Among the county’s most economically vulnerable areas, North Memphis suffers from a near across-the-board gap in services.

Along with a scarcity of healthcare options, it lacks other basic services and employment opportunities. Like many impoverished communities, it also has high rates of violent crime and drug addiction.

To compound problems, many community members also lack reliable transportation. To help patients make appointments, ride share vouchers will be provided.

Medicaid patients, meanwhile, can have transportation arranged through nonemergency transport. Healthcare navigators, including the six Guthrie staff members making the move, will be available to provide further information, directions or other options.

“We are all concerned about access to care and individuals being able to see their providers. We have a dedicated navigator to help the established patients from Guthrie find their way to Hollywood primary care, if that’s where they choose to go,” said Towns.

With the closure, ROH will operate seven primary care locations in the county. Along with Hollywood, there are locations at Quince Road, Walnut Grove, South Third Street, Kirby Road, Harbor Bend Road and Union Ave.

“There seems to be a long distance between your South Memphis location (1955 South Third St.) and your East Memphis (6555 Quince Rd.) location, with the obvious District 10 in between. Is there a plan to create additional primary care networks? Is there a possibility to fill that gap?” queried Thornton, commissioner for District 10.

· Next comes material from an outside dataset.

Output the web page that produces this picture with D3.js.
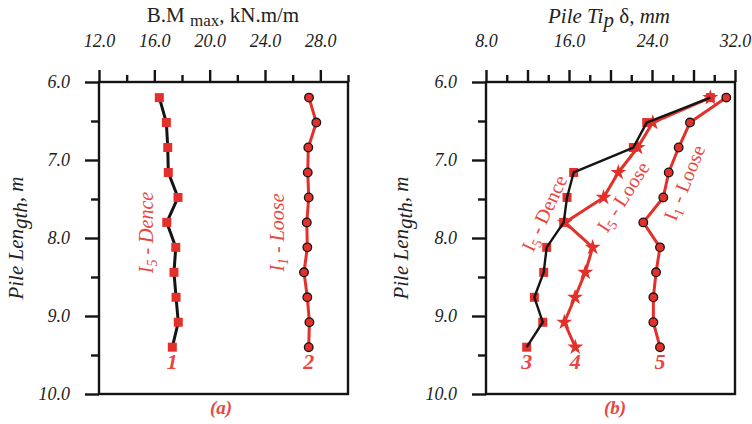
<!DOCTYPE html>
<html>
    <head>
        <meta charset="utf-8">
        <title>Pile results</title>
        <script type="text/javascript" src="https://d3js.org/d3.v7.min.js"></script>
        <style>
            body { margin: 0; background: #fff; }
            text { font-family: "Liberation Serif", "Times New Roman", serif; }
        </style>
    </head>
    <body>
        <script type="text/javascript">
            // pile length (m) at each measured point
            let depth = [6.2, 6.52, 6.84, 7.16, 7.48, 7.8, 8.12, 8.44, 8.76, 9.08, 9.4];

            // (a) B.M max, kN.m/m
            let bmDense = [16.36, 16.87, 16.97, 17.01, 17.71, 16.9, 17.55, 17.42, 17.57, 17.73, 17.3];
            let bmLoose = [27.18, 27.71, 27.13, 27.09, 27.16, 27.02, 27.06, 26.82, 27.06, 27.21, 27.16];

            // (b) pile tip displacement, mm
            let tipDenseI5 = [29.62, 23.49, 22.2, 16.45, 15.81, 15.49, 13.85, 13.56, 12.66, 13.47, 11.92];
            let tipLooseI5 = [29.62, 24.07, 22.62, 20.75, 19.34, 15.61, 18.28, 17.57, 16.58, 15.55, 16.61];
            let tipLooseI1 = [31.16, 27.66, 26.57, 25.61, 25.09, 23.16, 24.77, 24.39, 24.13, 24.13, 24.77];

            let yMajor = [6, 7, 8, 9, 10];
            let yMinor = [6.5, 7.5, 8.5, 9.5];
            let bmMajor = [12, 16, 20, 24, 28];
            let bmMinor = [14, 18, 22, 26, 30];
            let tipMajor = [8, 12, 16, 20, 24, 28, 32];
            let tipMinor = [10, 14, 18, 22, 26, 30];
            let tipLabels = [8, 16, 24, 32];

            let red = '#e3302a';
            let redText = '#e8463f';
            let ink = '#141414';

            let svg = d3.select('body')
                .append('svg')
                .attr('width', 752)
                .attr('height', 424);

            let y = d3.scaleLinear().domain([6, 10]).range([82, 394]);
            let xa = d3.scaleLinear().domain([12, 30]).range([99, 348]);
            let xb = d3.scaleLinear().domain([8, 32]).range([486, 735]);

            function drawAxes(x, major, minor, labels) {
                let g = svg.append('g');
                let fmt = d => labels.includes(d) ? d.toFixed(1) : '';

                g.append('g')
                    .attr('transform', `translate(0,${y(6)})`)
                    .call(d3.axisTop(x).tickValues(major).tickSize(12).tickPadding(23).tickFormat(fmt));
                g.append('g')
                    .attr('transform', `translate(0,${y(6)})`)
                    .call(d3.axisTop(x).tickValues(minor).tickSize(7).tickFormat(''));
                g.append('g')
                    .attr('transform', `translate(${x.range()[0]},0)`)
                    .call(d3.axisLeft(y).tickValues(yMajor).tickSize(14).tickPadding(15).tickFormat(d => d.toFixed(1)));
                g.append('g')
                    .attr('transform', `translate(${x.range()[0]},0)`)
                    .call(d3.axisLeft(y).tickValues(yMinor).tickSize(8).tickFormat(''));

                g.selectAll('.domain').remove();
                g.selectAll('line').attr('stroke', ink).attr('stroke-width', 2.4);
                g.selectAll('text')
                    .attr('fill', '#222')
                    .style('font-family', '"Liberation Serif", serif')
                    .style('font-style', 'italic')
                    .style('font-size', '18px');

                g.append('rect')
                    .attr('x', x.range()[0])
                    .attr('y', y(6))
                    .attr('width', x.range()[1] - x.range()[0])
                    .attr('height', y(10) - y(6))
                    .attr('fill', 'none')
                    .attr('stroke', ink)
                    .attr('stroke-width', 2.4);
            }

            function drawLine(x, vals, color, width) {
                let line = d3.line().x(d => x(d[0])).y(d => y(d[1]));
                svg.append('path')
                    .datum(d3.zip(vals, depth))
                    .attr('d', line)
                    .attr('fill', 'none')
                    .attr('stroke', color)
                    .attr('stroke-width', width)
                    .attr('stroke-linejoin', 'round');
            }

            function drawMarks(x, vals, kind) {
                let pts = d3.zip(vals, depth);
                let g = svg.append('g');
                if (kind === 'square') {
                    g.selectAll('rect').data(pts).enter().append('rect')
                        .attr('x', d => x(d[0]) - 4.5)
                        .attr('y', d => y(d[1]) - 4.5)
                        .attr('width', 9)
                        .attr('height', 9)
                        .attr('fill', red);
                } else if (kind === 'circle') {
                    g.selectAll('circle').data(pts).enter().append('circle')
                        .attr('cx', d => x(d[0]))
                        .attr('cy', d => y(d[1]))
                        .attr('r', 4.3)
                        .attr('fill', red)
                        .attr('stroke', ink)
                        .attr('stroke-width', 1.3);
                } else {
                    let star = d3.symbol().type(d3.symbolStar).size(40);
                    g.selectAll('path').data(pts).enter().append('path')
                        .attr('d', star)
                        .attr('transform', d => `translate(${x(d[0])},${y(d[1])})`)
                        .attr('fill', red)
                        .attr('stroke', red)
                        .attr('stroke-width', 1.5);
                }
            }

            function curveNumber(x, vals, label) {
                svg.append('text')
                    .attr('x', x(vals[vals.length - 1]))
                    .attr('y', y(9.4) + 22)
                    .attr('text-anchor', 'middle')
                    .attr('fill', redText)
                    .style('font-size', '22px')
                    .style('font-weight', 'bold')
                    .style('font-style', 'italic')
                    .text(label);
            }

            function curveName(px, py, angle, sub, rest, italic) {
                let t = svg.append('text')
                    .attr('transform', `translate(${px},${py}) rotate(${angle})`)
                    .attr('text-anchor', 'middle')
                    .attr('dy', '0.35em')
                    .attr('fill', redText)
                    .style('font-size', '20px')
                    .style('font-style', italic ? 'italic' : 'normal');
                t.append('tspan').text('I');
                t.append('tspan').attr('dy', 4).style('font-size', '14px').text(sub);
                t.append('tspan').attr('dy', -4).text(rest);
            }

            // ---- panel (a)
            drawAxes(xa, bmMajor, bmMinor, bmMajor);
            drawLine(xa, bmDense, ink, 3);
            drawLine(xa, bmLoose, red, 3);
            drawMarks(xa, bmDense, 'square');
            drawMarks(xa, bmLoose, 'circle');
            curveNumber(xa, bmDense, '1');
            curveNumber(xa, bmLoose, '2');
            curveName(xa(15.4), y(7.93), -90, '5', ' - Dence', true);
            curveName(xa(24.9), y(7.93), -90, '1', ' - Loose', true);

            // ---- panel (b)
            drawAxes(xb, tipMajor, tipMinor, tipLabels);
            drawLine(xb, tipLooseI5, red, 3);
            drawLine(xb, tipLooseI1, red, 3);
            drawMarks(xb, tipDenseI5, 'square');
            drawMarks(xb, tipLooseI5, 'star');
            drawMarks(xb, tipLooseI1, 'circle');
            drawLine(xb, tipDenseI5, ink, 2.4);
            curveNumber(xb, tipDenseI5, '3');
            curveNumber(xb, tipLooseI5, '4');
            curveNumber(xb, tipLooseI1, '5');
            curveName(xb(13.6), y(7.68), -65, '5', ' - Dence', false);
            curveName(xb(21.2), y(7.47), -57, '5', ' - Loose', false);
            curveName(xb(27.1), y(7.29), -68, '1', ' - Loose', false);

            // ---- titles
            let t1 = svg.append('text')
                .attr('x', 223).attr('y', 22)
                .attr('text-anchor', 'middle')
                .attr('fill', '#222')
                .style('font-size', '21px');
            t1.append('tspan').text('B.M ');
            t1.append('tspan').attr('dy', 4).style('font-size', '17px').text('max');
            t1.append('tspan').attr('dy', -4).text(', kN.m/m');

            let t2 = svg.append('text')
                .attr('x', 609).attr('y', 23)
                .attr('text-anchor', 'middle')
                .attr('fill', '#222')
                .style('font-size', '21px')
                .style('font-style', 'italic');
            t2.append('tspan').text('Pile Ti');
            t2.append('tspan').attr('dy', 4).text('p');
            t2.append('tspan').attr('dy', -4).style('font-style', 'normal').text(' δ');
            t2.append('tspan').text(', mm');

            [16, 401].forEach(px => {
                let t = svg.append('text')
                    .attr('transform', `translate(${px},238) rotate(-90)`)
                    .attr('text-anchor', 'middle')
                    .attr('dy', '0.35em')
                    .attr('fill', '#222')
                    .style('font-size', '21px')
                    .style('font-style', 'italic');
                t.append('tspan').text('Pile Len');
                t.append('tspan').attr('dy', 4).text('gth');
                t.append('tspan').attr('dy', -4).text(', m');
            });

            [['(a)', 221], ['(b)', 615]].forEach(p => {
                svg.append('text')
                    .attr('x', p[1]).attr('y', 414)
                    .attr('text-anchor', 'middle')
                    .attr('fill', redText)
                    .style('font-size', '19px')
                    .style('font-weight', 'bold')
                    .style('font-style', 'italic')
                    .text(p[0]);
            });
        </script>
    </body>
</html>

Thornton continued, “As I continue to receive these kinds of presentations, within this particular catch-all is 38114, which is definitely a high-needs area. I would love to see us fill that gap. It looks to me like we’ve got a pretty equi-distant grid and there’s just a huge gap on this map.”

The 38114-zip code includes historic Black neighborhoods such as Orange Mound and Castalia Heights in South Memphis.

The commissioner’s desire, however, would reverse the trend. In fact, more closures appear to be on the horizon.

Towns said the Kirby Road location also is slated to be phased out. Many of its problems are industrywide.

“We have challenges recruiting primary care providers…We have challenges across the board finding nursing and clinical support staff. When you hear about the healthcare worker shortages, those absolutely impact us,” said Towns.